§ **Short problem**: All of the data that follows should be retyped exactly, please, except the pictures.
━━━━
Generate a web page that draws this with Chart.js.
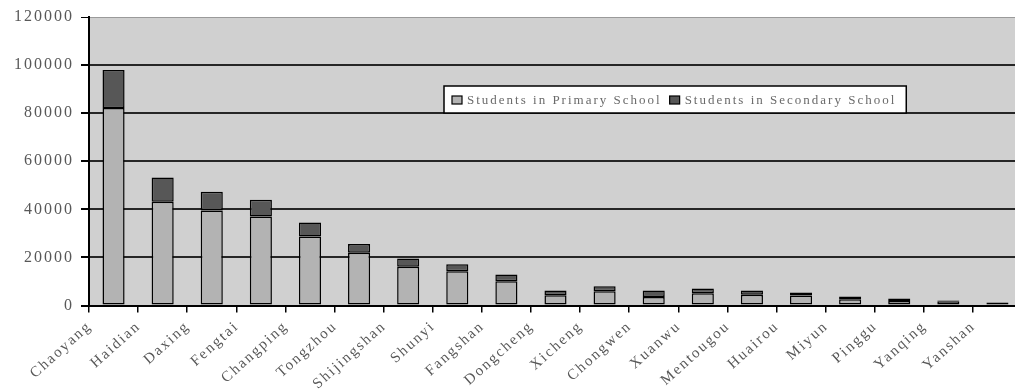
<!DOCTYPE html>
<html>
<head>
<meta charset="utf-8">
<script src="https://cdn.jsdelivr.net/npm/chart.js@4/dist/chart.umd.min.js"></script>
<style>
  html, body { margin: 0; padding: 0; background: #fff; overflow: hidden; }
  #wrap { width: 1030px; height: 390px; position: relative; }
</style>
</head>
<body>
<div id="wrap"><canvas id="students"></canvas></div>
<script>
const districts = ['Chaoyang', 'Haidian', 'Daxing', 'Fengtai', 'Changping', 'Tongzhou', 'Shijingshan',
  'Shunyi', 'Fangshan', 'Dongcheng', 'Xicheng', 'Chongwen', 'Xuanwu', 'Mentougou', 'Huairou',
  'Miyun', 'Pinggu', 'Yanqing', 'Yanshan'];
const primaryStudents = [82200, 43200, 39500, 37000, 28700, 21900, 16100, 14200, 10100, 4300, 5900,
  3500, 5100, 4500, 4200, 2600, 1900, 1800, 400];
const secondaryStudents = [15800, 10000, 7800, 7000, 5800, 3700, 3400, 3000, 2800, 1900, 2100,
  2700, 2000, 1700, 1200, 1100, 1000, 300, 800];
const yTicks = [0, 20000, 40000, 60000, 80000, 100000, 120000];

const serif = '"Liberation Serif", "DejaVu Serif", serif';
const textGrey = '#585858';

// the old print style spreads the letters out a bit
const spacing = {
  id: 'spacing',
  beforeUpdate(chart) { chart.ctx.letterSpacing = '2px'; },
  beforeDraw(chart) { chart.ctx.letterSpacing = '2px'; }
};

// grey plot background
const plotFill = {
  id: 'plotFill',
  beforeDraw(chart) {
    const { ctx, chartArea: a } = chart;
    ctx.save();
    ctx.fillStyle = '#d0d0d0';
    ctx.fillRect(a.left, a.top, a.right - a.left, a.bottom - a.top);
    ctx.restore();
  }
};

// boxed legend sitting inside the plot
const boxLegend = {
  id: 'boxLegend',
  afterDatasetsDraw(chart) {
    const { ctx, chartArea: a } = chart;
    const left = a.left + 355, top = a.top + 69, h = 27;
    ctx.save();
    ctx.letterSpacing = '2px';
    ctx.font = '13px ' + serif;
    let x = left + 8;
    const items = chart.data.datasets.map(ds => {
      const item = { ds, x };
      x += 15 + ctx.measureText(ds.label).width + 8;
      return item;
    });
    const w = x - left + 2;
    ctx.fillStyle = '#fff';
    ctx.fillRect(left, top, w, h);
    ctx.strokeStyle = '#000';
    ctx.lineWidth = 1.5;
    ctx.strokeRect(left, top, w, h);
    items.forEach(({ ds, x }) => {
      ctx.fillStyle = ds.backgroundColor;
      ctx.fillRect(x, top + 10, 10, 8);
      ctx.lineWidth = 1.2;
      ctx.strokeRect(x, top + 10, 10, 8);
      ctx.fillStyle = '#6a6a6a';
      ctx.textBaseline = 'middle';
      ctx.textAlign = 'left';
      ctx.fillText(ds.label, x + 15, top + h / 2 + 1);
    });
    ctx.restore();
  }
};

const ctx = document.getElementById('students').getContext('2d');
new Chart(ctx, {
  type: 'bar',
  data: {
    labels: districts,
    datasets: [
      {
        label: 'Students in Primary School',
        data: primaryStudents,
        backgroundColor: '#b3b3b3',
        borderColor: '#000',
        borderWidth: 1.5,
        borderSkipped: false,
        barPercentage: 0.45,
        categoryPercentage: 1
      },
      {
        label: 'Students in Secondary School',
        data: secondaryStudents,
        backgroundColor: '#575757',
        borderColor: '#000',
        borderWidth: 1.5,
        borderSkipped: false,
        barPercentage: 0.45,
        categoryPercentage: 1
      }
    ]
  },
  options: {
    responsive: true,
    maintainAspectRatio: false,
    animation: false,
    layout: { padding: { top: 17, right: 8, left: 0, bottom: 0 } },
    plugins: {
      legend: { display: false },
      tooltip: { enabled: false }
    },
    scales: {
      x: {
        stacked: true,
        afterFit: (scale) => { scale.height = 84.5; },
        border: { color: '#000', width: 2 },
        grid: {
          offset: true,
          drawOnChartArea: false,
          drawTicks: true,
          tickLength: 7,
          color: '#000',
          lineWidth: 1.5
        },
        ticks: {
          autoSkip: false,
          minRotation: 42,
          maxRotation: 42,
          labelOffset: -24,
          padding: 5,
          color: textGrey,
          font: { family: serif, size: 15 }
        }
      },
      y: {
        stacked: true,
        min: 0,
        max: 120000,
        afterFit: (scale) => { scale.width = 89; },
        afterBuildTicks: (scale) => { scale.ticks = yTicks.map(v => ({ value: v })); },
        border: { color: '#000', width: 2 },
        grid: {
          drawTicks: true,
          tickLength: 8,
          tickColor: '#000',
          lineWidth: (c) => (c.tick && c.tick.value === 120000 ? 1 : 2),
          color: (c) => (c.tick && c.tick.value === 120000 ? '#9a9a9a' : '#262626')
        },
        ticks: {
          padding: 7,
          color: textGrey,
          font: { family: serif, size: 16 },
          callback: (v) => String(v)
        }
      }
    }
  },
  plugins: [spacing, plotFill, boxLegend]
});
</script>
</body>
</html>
━━━━
§ **Written response**:
Generate a web page that draws this with Chart.js.
<!DOCTYPE html>
<html>
<head>
<meta charset="utf-8">
<script src="https://cdn.jsdelivr.net/npm/chart.js@4/dist/chart.umd.min.js"></script>
<style>
  html, body { margin: 0; padding: 0; background: #fff; overflow: hidden; }
  #wrap { width: 1030px; height: 390px; position: relative; }
</style>
</head>
<body>
<div id="wrap"><canvas id="students"></canvas></div>
<script>
const districts = ['Chaoyang', 'Haidian', 'Daxing', 'Fengtai', 'Changping', 'Tongzhou', 'Shijingshan',
  'Shunyi', 'Fangshan', 'Dongcheng', 'Xicheng', 'Chongwen', 'Xuanwu', 'Mentougou', 'Huairou',
  'Miyun', 'Pinggu', 'Yanqing', 'Yanshan'];
const primaryStudents = [82200, 43200, 39500, 37000, 28700, 21900, 16100, 14200, 10100, 4300, 5900,
  3500, 5100, 4500, 4200, 2600, 1900, 1800, 400];
const secondaryStudents = [15800, 10000, 7800, 7000, 5800, 3700, 3400, 3000, 2800, 1900, 2100,
  2700, 2000, 1700, 1200, 1100, 1000, 300, 800];
const yTicks = [0, 20000, 40000, 60000, 80000, 100000, 120000];

const serif = '"Liberation Serif", "DejaVu Serif", serif';
const textGrey = '#585858';

// the old print style spreads the letters out a bit
const spacing = {
  id: 'spacing',
  beforeUpdate(chart) { chart.ctx.letterSpacing = '2px'; },
  beforeDraw(chart) { chart.ctx.letterSpacing = '2px'; }
};

// grey plot background
const plotFill = {
  id: 'plotFill',
  beforeDraw(chart) {
    const { ctx, chartArea: a } = chart;
    ctx.save();
    ctx.fillStyle = '#d0d0d0';
    ctx.fillRect(a.left, a.top, a.right - a.left, a.bottom - a.top);
    ctx.restore();
  }
};

// boxed legend sitting inside the plot
const boxLegend = {
  id: 'boxLegend',
  afterDatasetsDraw(chart) {
    const { ctx, chartArea: a } = chart;
    const left = a.left + 355, top = a.top + 69, h = 27;
    ctx.save();
    ctx.letterSpacing = '2px';
    ctx.font = '13px ' + serif;
    let x = left + 8;
    const items = chart.data.datasets.map(ds => {
      const item = { ds, x };
      x += 15 + ctx.measureText(ds.label).width + 8;
      return item;
    });
    const w = x - left + 2;
    ctx.fillStyle = '#fff';
    ctx.fillRect(left, top, w, h);
    ctx.strokeStyle = '#000';
    ctx.lineWidth = 1.5;
    ctx.strokeRect(left, top, w, h);
    items.forEach(({ ds, x }) => {
      ctx.fillStyle = ds.backgroundColor;
      ctx.fillRect(x, top + 10, 10, 8);
      ctx.lineWidth = 1.2;
      ctx.strokeRect(x, top + 10, 10, 8);
      ctx.fillStyle = '#6a6a6a';
      ctx.textBaseline = 'middle';
      ctx.textAlign = 'left';
      ctx.fillText(ds.label, x + 15, top + h / 2 + 1);
    });
    ctx.restore();
  }
};

const ctx = document.getElementById('students').getContext('2d');
new Chart(ctx, {
  type: 'bar',
  data: {
    labels: districts,
    datasets: [
      {
        label: 'Students in Primary School',
        data: primaryStudents,
        backgroundColor: '#b3b3b3',
        borderColor: '#000',
        borderWidth: 1.5,
        borderSkipped: false,
        barPercentage: 0.45,
        categoryPercentage: 1
      },
      {
        label: 'Students in Secondary School',
        data: secondaryStudents,
        backgroundColor: '#575757',
        borderColor: '#000',
        borderWidth: 1.5,
        borderSkipped: false,
        barPercentage: 0.45,
        categoryPercentage: 1
      }
    ]
  },
  options: {
    responsive: true,
    maintainAspectRatio: false,
    animation: false,
    layout: { padding: { top: 17, right: 8, left: 0, bottom: 0 } },
    plugins: {
      legend: { display: false },
      tooltip: { enabled: false }
    },
    scales: {
      x: {
        stacked: true,
        afterFit: (scale) => { scale.height = 84.5; },
        border: { color: '#000', width: 2 },
        grid: {
          offset: true,
          drawOnChartArea: false,
          drawTicks: true,
          tickLength: 7,
          color: '#000',
          lineWidth: 1.5
        },
        ticks: {
          autoSkip: false,
          minRotation: 42,
          maxRotation: 42,
          labelOffset: -24,
          padding: 5,
          color: textGrey,
          font: { family: serif, size: 15 }
        }
      },
      y: {
        stacked: true,
        min: 0,
        max: 120000,
        afterFit: (scale) => { scale.width = 89; },
        afterBuildTicks: (scale) => { scale.ticks = yTicks.map(v => ({ value: v })); },
        border: { color: '#000', width: 2 },
        grid: {
          drawTicks: true,
          tickLength: 8,
          tickColor: '#000',
          lineWidth: (c) => (c.tick && c.tick.value === 120000 ? 1 : 2),
          color: (c) => (c.tick && c.tick.value === 120000 ? '#9a9a9a' : '#262626')
        },
        ticks: {
          padding: 7,
          color: textGrey,
          font: { family: serif, size: 16 },
          callback: (v) => String(v)
        }
      }
    }
  },
  plugins: [spacing, plotFill, boxLegend]
});
</script>
</body>
</html>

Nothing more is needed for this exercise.